Moving through our season review to the center back position, we come to Dejan Lovren. After last season’s debacle under Brendan Rodgers, Lovren made tremendous strides under Jürgen Klopp. Lovren finally began to show why the Reds paid £20m to secure his signature from Southampton in the 2014 summer transfer window. His aggressive defending was a fantastic complement to Mamadou Sakho, creating a strong partnership up until Sakho’s unfortunate doping suspension. Lovren also scored one of the biggest goals at the club in a long time to cap off Liverpool F.C.’s quarter-final comeback against Borussia Dortmund. Lovren’s bounce back campaign was extremely important to Liverpool’s late-season surge in Europe, opening up the possibility of a long-term spot in the center of Liverpool’s defense.
Prior to his arrival at Anfield, Lovren made his name at Southampton as an aggressive, front-footed defender. In 2014-2015, Lovren possessed virtually none of these traits, leading to terrible performance after terrible performance. When Klopp took over as manager in October everything finally turned around for Lovren. Beginning with his first start under the German in Liverpool’s 4-1 demolition of Manchester City in November, Lovren showed a confidence that was nowhere to be found under Rodgers. In 39 appearances this campaign, the Croat averaged 1.4 tackles, 1.8 interceptions, and 6.3 clearances per game. He also averaged a robust nine defensive actions per match while recording only two defensive errors in 24 Premier League appearances. In comparison, Lovren had an abysmal six defensive mistakes in only 26 premier league matches last season. Eliminating the comedy of errors from his debut season was Lovren’s biggest improvement in 2015-2016. Under Rodgers, it was clear he was absolutely bereft of confidence. This resulted in nervy defending and subsequently, catastrophic errors leading to goals.

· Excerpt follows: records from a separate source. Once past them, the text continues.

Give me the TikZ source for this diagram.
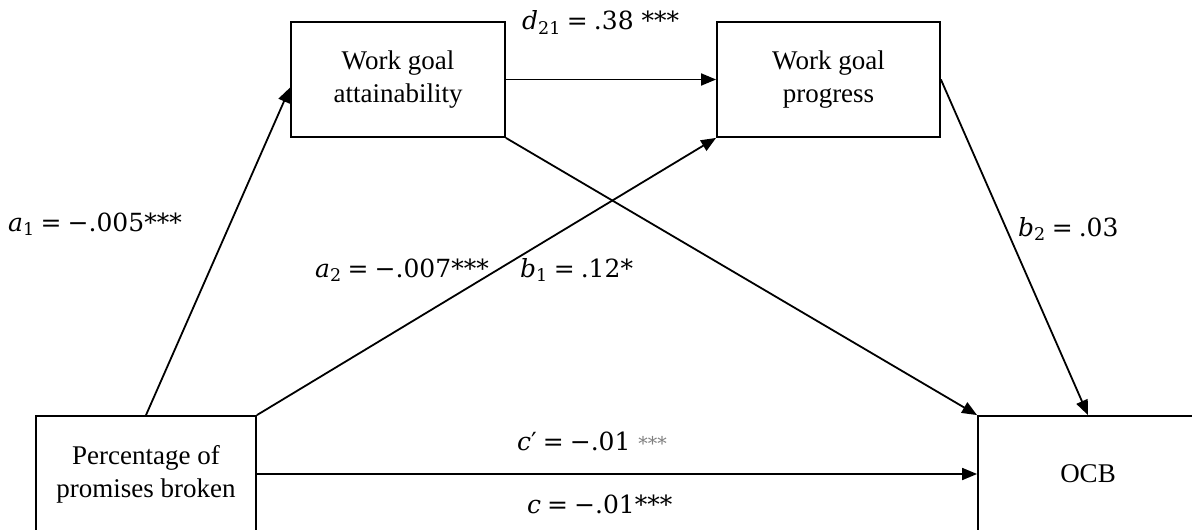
\documentclass[tikz,border=0pt]{standalone}
\usepackage{fontspec}
\setmainfont{Liberation Serif}
\newfontfamily\eqf{DejaVu Serif}
\usetikzlibrary{arrows.meta}
\newcommand{\vsub}[2]{{\itshape #1}\textsubscript{#2}}
\newcommand{\eqs}{\hspace{6pt}=\hspace{6pt}}
\begin{document}
\begin{tikzpicture}[x=1pt,y=-1pt,
  box/.style={draw,line width=1.8pt,rectangle,inner sep=0pt,align=center,
    font=\fontsize{27}{33}\selectfont},
  conn/.style={line width=1.8pt,-{Triangle[length=15pt,width=12pt]}},
  lab/.style={font=\eqf\fontsize{25}{30}\selectfont,inner sep=0pt,anchor=base west}]
\useasboundingbox (0,0) rectangle (1192,530);
\node[box,minimum width=214pt,minimum height=115pt] (wga) at (398,79.5) {Work goal\\attainability};
\node[box,minimum width=223pt,minimum height=115pt] (wgp) at (828.5,79.5) {Work goal\\progress};
\node[box,minimum width=220pt,minimum height=116pt] (perc) at (146,474) {Percentage of\\promises broken};
\node[box,minimum width=220pt,minimum height=116pt] (ocb) at (1088,474) {OCB};
\draw[conn] (perc.north) -- ([yshift=-8pt]wga.west);
\draw[conn] (perc.north east) -- (wgp.south west);
\draw[conn] (wga.east) -- (wgp.west);
\draw[conn] (wga.south east) -- (ocb.north west);
\draw[conn] (wgp.east) -- (ocb.north);
\draw[conn] (perc.east) -- (ocb.west);
\node[lab] (la1) at (8,231) {\vsub{a}{1}\eqs−.005***};
\node[lab] (ld) at (522,30) {\vsub{d}{21}\eqs.38 ***};
\node[lab] (la2) at (315,277) {\vsub{a}{2}\eqs−.007***};
\node[lab] (lb1) at (520,277) {\vsub{b}{1}\eqs.12*};
\node[lab] (lb2) at (1018,236) {\vsub{b}{2}\eqs.03};
\node[lab] (lcp) at (517,450) {{\itshape c}′\eqs−.01 {\color{gray}\fontsize{19}{24}\selectfont ***}};
\node[lab] (lc) at (527,513) {{\itshape c}\eqs−.01***};
\end{tikzpicture}
\end{document}
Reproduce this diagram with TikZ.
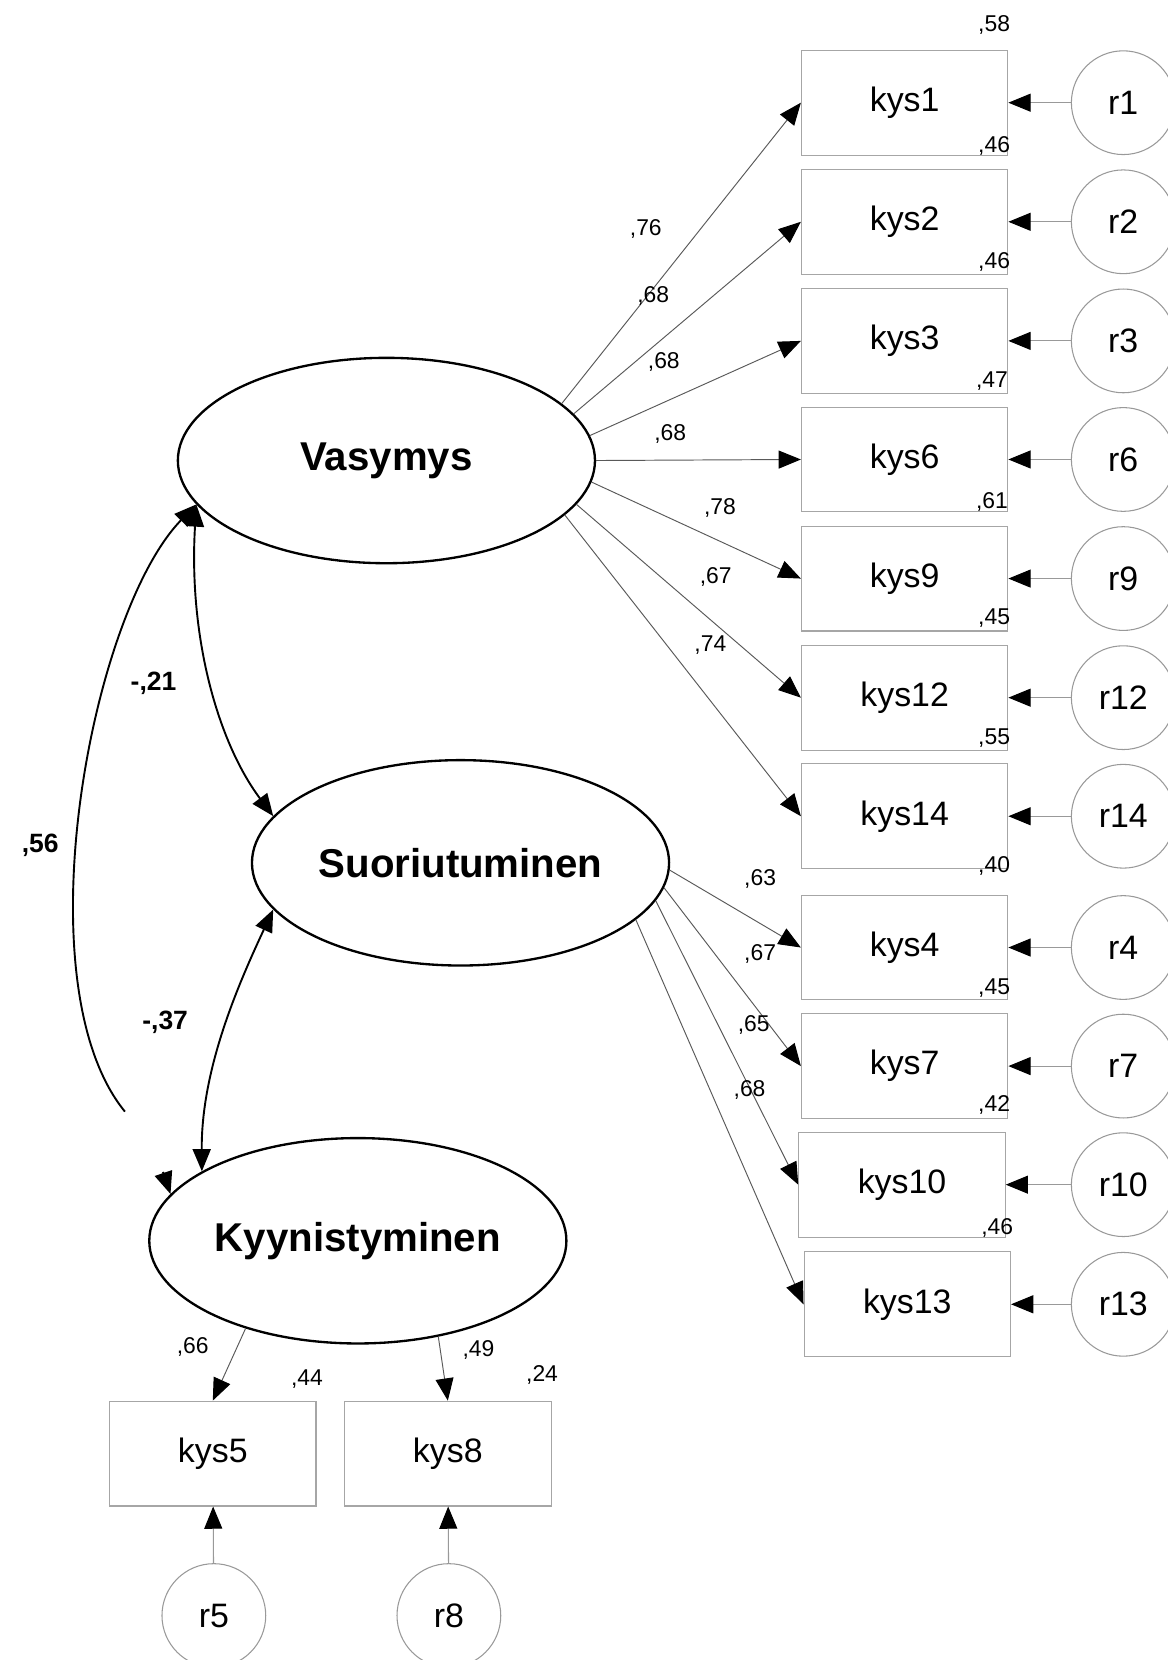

Under Klopp, Lovren was able to regain his confidence that resembled his 2013-2014 performance at Southampton where he recorded a mere one error in 15 appearances.
When comparing Lovren’s stats this season to Chelsea F. C. center back Gary Cahill, it is clear how good Lovren was in 2015-2016. Cahill recorded 0.9 tackles, 1.6 interceptions, and 4.5 clearances per match—all inferior to Lovren’s numbers. Defensive statistics are not an exact science, however, Lovren’s average WhoScored rating of 7 is much better than Cahill’s score of 6.84, and his Squawka performance score of 472 was 144 points higher in only one additional performance. Lovren also won eleven more aerial duels than Cahill, resulting in an aerial duels won percentage of 79.2% to Cahill’s 64.5%. Combined with his superior defensive performance, Lovren’s passing was very strong for the Reds. Recording a passing percentage of 84.6% in the domestic campaign, Lovren bested Cahill’s mark of 83.6%. Lovren is not a conservative passer who merely took the easy pass, the average length on his passes was 21 meters compared to Cahill’s mark of 19m. Further, Lovren averaged 14 more passes per game than Cahill. Analyzing all these statistics illustrates how Lovren outperformed one of the Premier League’s most respected defenders this season domestically and in Europe. After his almost pathetic 2014-2015 season, Lovren’s rise to one of the Premier League’s better center backs is virtually incomprehensible.
While this season was a breath of fresh air after Lovren’s terrible debut season, with Klopp bringing in at least one center back this summer it is imperative that he continues his strong run of form if he is to keep his spot in the side. Even though Sakho is likely to miss the beginning of the next campaign as a result of his doping suspension, when he returns, Lovren will be competing with the likes of Sakho, Joel Matip, Joe Gomez, and any other defensive recruits Klopp brings into the squad in the transfer window. Additionally, if Kolo Toure resigns with the Reds, that would be one more player competing for two spots in an already crowded center back rotation. Lovren’s strong season likely saved his career in a red shirt, but as the team continues its rise under Klopp, Lovren will again need to raise his game if he wishes to retain his starting role in the coming years.